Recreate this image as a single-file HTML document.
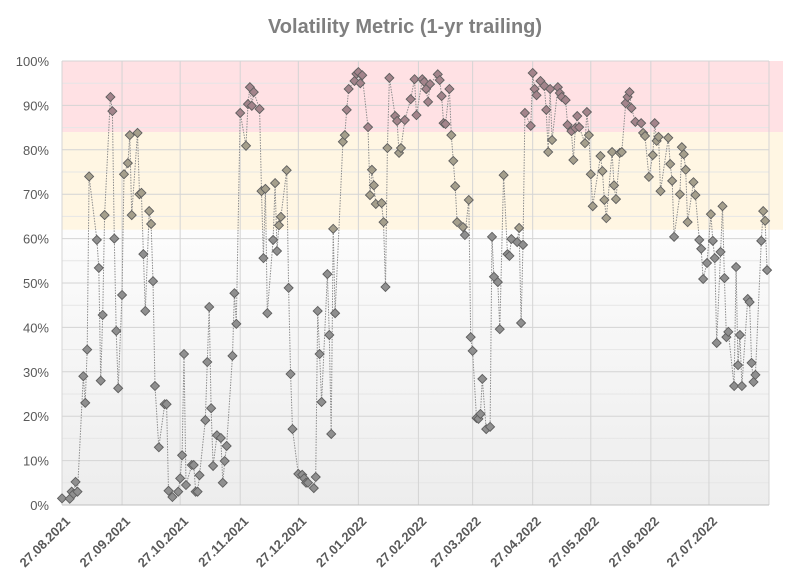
<!DOCTYPE html>
<html><head><meta charset="utf-8"><title>Volatility Metric</title>
<style>
html,body{margin:0;padding:0;background:#fff;}
svg{display:block;font-family:"Liberation Sans",sans-serif;}
</style></head>
<body>
<svg id="chart" width="791" height="585" viewBox="0 0 791 585" xmlns="http://www.w3.org/2000/svg">
<defs>
<linearGradient id="bgGrad" x1="0" y1="0" x2="0" y2="1">
<stop offset="0" stop-color="#ffffff"/><stop offset="0.35" stop-color="#fdfdfd"/><stop offset="1" stop-color="#ededed"/>
</linearGradient>
</defs>
<text x="405" y="33" text-anchor="middle" font-size="20" font-weight="bold" fill="#7f7f7f">Volatility Metric (1-yr trailing)</text>
<g id="plot"></g>
</svg>
<script>
const startDate = [2021, 8, 27];
const dayOffsets = [0,4,5,6,7,8,11,12,13,14,18,19,20,21,22,25,26,27,28,29,31,32,34,35,36,39,40,41,42,43,45,46,47,48,50,53,54,55,57,60,61,62,63,64,67,68,69,70,71,74,75,76,77,78,80,82,83,84,85,88,89,90,92,95,96,97,98,99,102,103,104,105,106,109,110,111,112,113,116,117,118,119,122,124,125,126,127,130,131,132,133,134,137,138,139,140,141,145,146,147,148,151,152,153,154,155,158,159,160,161,162,165,166,167,168,169,172,173,174,175,177,180,182,183,186,187,188,189,190,194,195,196,197,198,200,201,202,203,204,207,208,210,211,212,214,215,216,217,219,221,222,223,225,226,228,230,231,232,235,236,237,238,239,242,243,244,245,247,249,250,251,252,253,256,257,258,260,261,263,264,265,266,267,270,271,272,273,274,278,279,280,281,284,285,286,288,289,291,292,293,294,296,299,300,301,303,305,306,307,308,309,313,314,315,316,319,320,321,322,323,326,327,329,330,331,333,335,336,337,338,340,341,342,343,344,347,348,349,350,351,354,355,356,357,358,361,362,363,364];
const values = [1.5,1.4,3,2.5,5.2,3,29,23,35,74,59.7,53.4,28,42.8,65.3,91.9,88.7,60,39.2,26.3,47.3,74.5,77,83.3,65.3,83.8,70,70.3,56.5,43.7,66.2,63.3,50.4,26.8,13,22.7,22.7,3.2,1.8,3,6,11.2,34,4.5,9,9,3,3,6.7,19.1,32.2,44.6,21.8,8.8,15.7,15.1,5,9.9,13.3,33.6,47.7,40.8,88.3,80.9,90.3,94.1,89.9,93,89.2,70.7,55.6,71.2,43.2,59.7,72.5,57.2,63,64.9,75.4,48.9,29.5,17.1,7,6.8,6,5,5,3.8,6.3,43.7,34,23.2,52,38.3,16,62.2,43.2,81.8,83.3,89,93.7,95.5,97.1,97.5,95,96.8,85.1,69.8,75.5,72,67.8,68,63.7,49.1,80.4,96.2,87.6,86.5,79.3,80.4,86.7,91.4,95.9,87.8,95.9,95.3,93.7,90.8,94.8,97,95.7,92.1,86,85.8,93.7,83.3,77.5,71.8,63.7,62.6,60.8,68.7,37.8,34.7,19.6,19.4,20.5,28.4,17.1,17.6,60.4,51.4,50.2,39.6,74.3,56.5,56.1,59.9,59.2,62.4,41,58.6,88.3,85.4,97.3,93.7,92.3,95.5,94.4,89,79.5,93.7,82.2,94.1,92.8,91.9,91.2,85.6,84.2,77.7,84.9,87.6,85.1,81.5,88.5,83.3,74.5,67.3,78.6,75.2,68.7,64.6,79.5,72,68.9,79.3,79.5,90.5,91.9,93,89.4,86.3,86,83.8,83.1,73.9,78.8,86,82,82.9,70.7,82.7,76.8,73,60.4,70,80.6,79,75.5,63.7,72.7,69.8,59.7,57.7,50.9,54.5,65.5,59.5,55.6,36.5,57,67.3,51.1,37.8,39,26.8,53.6,31.5,38.3,26.8,46.4,45.7,32,27.7,29.3,59.5,66.2,64,52.9];
const yTicks = [0,10,20,30,40,50,60,70,80,90,100];
const bandHigh = [84, 100];
const bandMid = [62, 84];
const axisDays = 365;

const NS = "http://www.w3.org/2000/svg";
const L = 62, R = 769, T = 61, B = 505, BANDR = 783;
const xS = d => L + d / axisDays * (R - L);
const yS = v => B - v / 100 * (B - T);
const plot = document.getElementById('plot');
function mk(tag, attrs, parent) {
  const e = document.createElementNS(NS, tag);
  for (const k in attrs) e.setAttribute(k, attrs[k]);
  (parent || plot).appendChild(e);
  return e;
}
const bg = mk('rect', {x: L, y: T, width: R - L, height: B - T, fill: 'url(#bgGrad)'});


const b1 = mk('rect', {x: L, y: yS(bandHigh[1]), width: BANDR - L, height: yS(bandHigh[0]) - yS(bandHigh[1]), fill: '#ffe1e4'});


const b2 = mk('rect', {x: L, y: yS(bandMid[1]), width: BANDR - L, height: yS(bandMid[0]) - yS(bandMid[1]), fill: '#fff6e3'});


for (let v = 5; v < 100; v += 10) {
  const g = mk('line', {x1: L, x2: R, y1: yS(v), y2: yS(v), stroke: '#e6e6e6', 'stroke-width': 1});
  
  
}
yTicks.forEach(v => {
  const g = mk('line', {x1: L, x2: R, y1: yS(v), y2: yS(v), stroke: '#d4d4d4', 'stroke-width': 1});
  
  
  const t = mk('text', {x: L - 13, y: yS(v) + 5, 'text-anchor': 'end', 'font-size': 13, fill: '#595959'});
  t.textContent = v + '%';
  
  
});
const s = new Date(Date.UTC(startDate[0], startDate[1] - 1, startDate[2]));
for (let m = 0; m <= 12; m++) {
  const d = new Date(Date.UTC(startDate[0], startDate[1] - 1 + m, startDate[2]));
  const off = Math.round((d - s) / 86400000);
  if (off > axisDays) break;
  const x = xS(off);
  const g = mk('line', {x1: x, x2: x, y1: T, y2: B, stroke: '#d4d4d4', 'stroke-width': 1});
  
  
  if (m < 12) {
    const lbl = String(d.getUTCDate()).padStart(2, '0') + '.' + String(d.getUTCMonth() + 1).padStart(2, '0') + '.' + d.getUTCFullYear();
    const ax0 = x + 9, ay0 = B + 17;
    const t = mk('text', {x: ax0, y: ay0, 'text-anchor': 'end', 'font-size': 13, 'font-weight': 'bold', fill: '#595959', transform: 'rotate(-45 ' + ax0 + ' ' + ay0 + ')'});
    t.textContent = lbl;
    
    
  }
}
const ax = mk('line', {x1: L, x2: R, y1: B, y2: B, stroke: '#bfbfbf', 'stroke-width': 1});


const pts = dayOffsets.map((d, i) => xS(d).toFixed(1) + ',' + yS(values[i]).toFixed(1)).join(' ');
const ln = mk('polyline', {points: pts, fill: 'none', stroke: '#8c8c8c', 'stroke-width': 1, 'stroke-dasharray': '1.5 1.2'});


dayOffsets.forEach((d, i) => {
  const x = xS(d), y = yS(values[i]), r = 4.5;
  const v = values[i];
  const fill = v >= bandHigh[0] ? '#a3848b' : (v >= bandMid[0] ? '#a59f8c' : '#8f8f8f');
  const p = mk('polygon', {points: `${x},${y - r} ${x + r},${y} ${x},${y + r} ${x - r},${y}`, fill: fill, stroke: '#5e5e5e', 'stroke-width': 0.9});
  
  
});
</script>
</body></html>
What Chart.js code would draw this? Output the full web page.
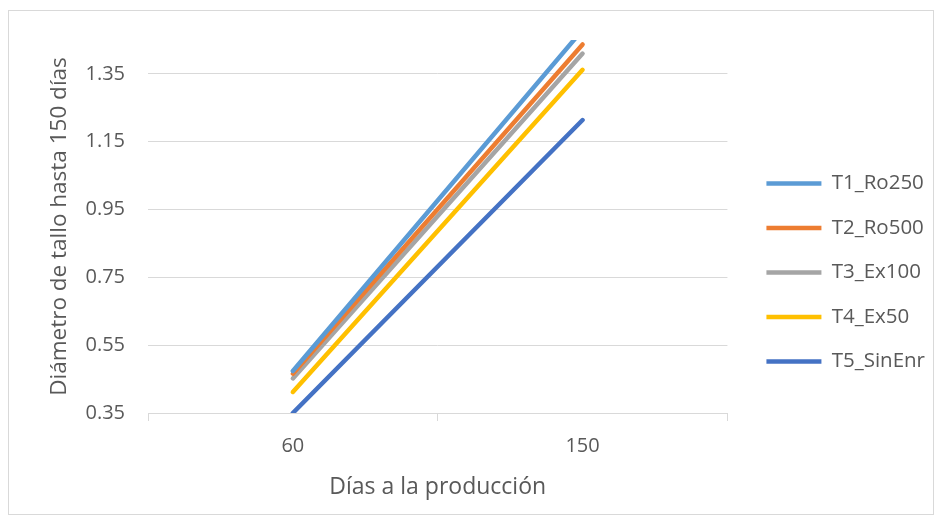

→ Short task
Compute how many lines include the string "document", then give that number by itself.

→ Response
3